For small teams trying to reduce tool sprawl
A built-in notes feature inside your current meeting or collaboration platform may be the best fit, even if a specialist tool looks stronger in isolation. Fewer moving parts can mean better adoption.
For teams building a broader async workflow
Choose a tool that turns meetings into reusable text outputs: summaries, tasks, decision logs, and searchable records. This works especially well alongside Content Calendar Templates and Tools: Best Options for Marketing Teams for content workflows, or with focus systems such as Best Pomodoro and Focus Timer Apps for Remote Work when the goal is reducing context switching after meetings.
A simple shortlist process works well:
- Pick three meeting types you run every week
- Test two or three tools on the same calls
- Score summary quality, action items, search, and admin fit
- Check whether outputs move cleanly into your existing workflow
- Choose the tool that reduces follow-up work, not just note-taking work
When to revisit
This category is worth revisiting regularly because the inputs change. A tool that is merely adequate today may become a stronger fit after new integrations, improved summaries, or better controls. Likewise, a tool you already use may drift away from your needs as your meeting patterns change.
Re-evaluate your choice when any of the following happens:
- Your team size changes enough to affect permissions, admin needs, or sharing patterns
- You add a new project management, CRM, or documentation system
- Your meetings shift from mostly internal to more client-facing or vice versa
- You begin handling more sensitive conversations
- You notice people ignoring summaries or rewriting them manually
- Search becomes messy and old decisions are hard to recover
- A new option appears that better matches your workflow
- Your current vendor changes pricing, packaging, or feature access
A practical review cadence is every six to twelve months, or sooner after a major workflow change. When you revisit, avoid restarting from scratch. Reuse the same evaluation criteria and compare only what matters most to your team.
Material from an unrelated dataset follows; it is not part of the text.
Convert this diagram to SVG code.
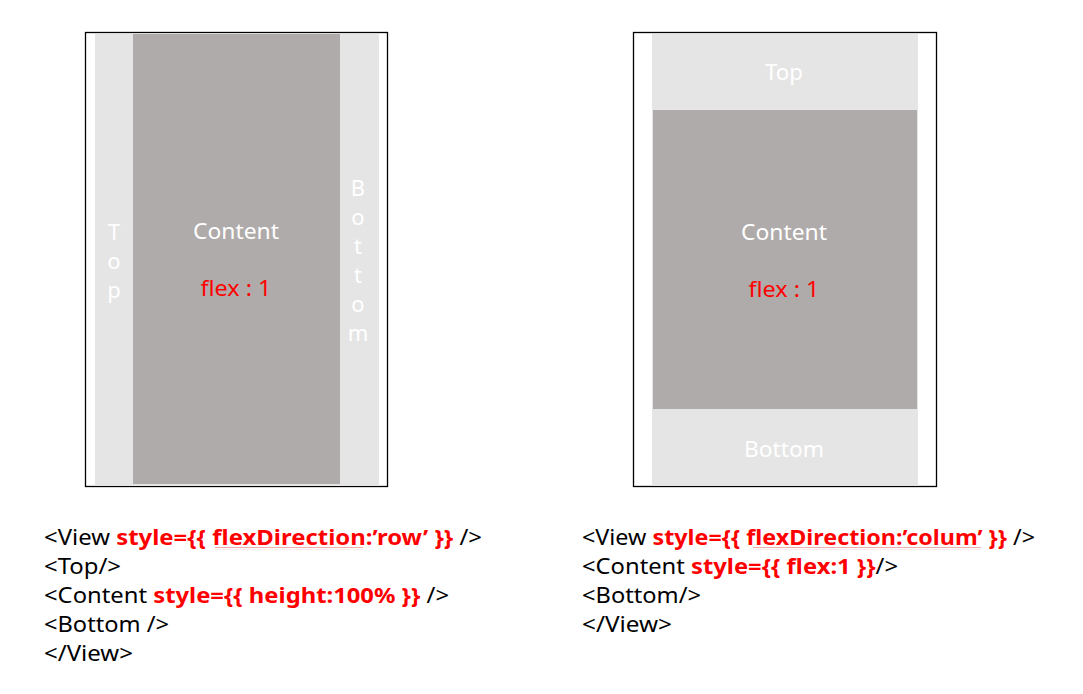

Here is a simple action plan:
- Create a one-page scorecard with summary quality, action item quality, search, integrations, admin controls, and editing workflow
- Run a short test on real recurring meetings
- Collect feedback from both note consumers and meeting organizers
- Measure whether the tool reduces recap time and follow-up confusion
- Document your reasons for choosing it so future reviews are faster
The right AI meeting notes tool is not the one with the longest feature list. It is the one that makes meetings easier to close, decisions easier to find, and follow-up work easier to trust. If you evaluate with that standard, you will end up with a tool that supports focus and flow instead of adding another layer of software overhead.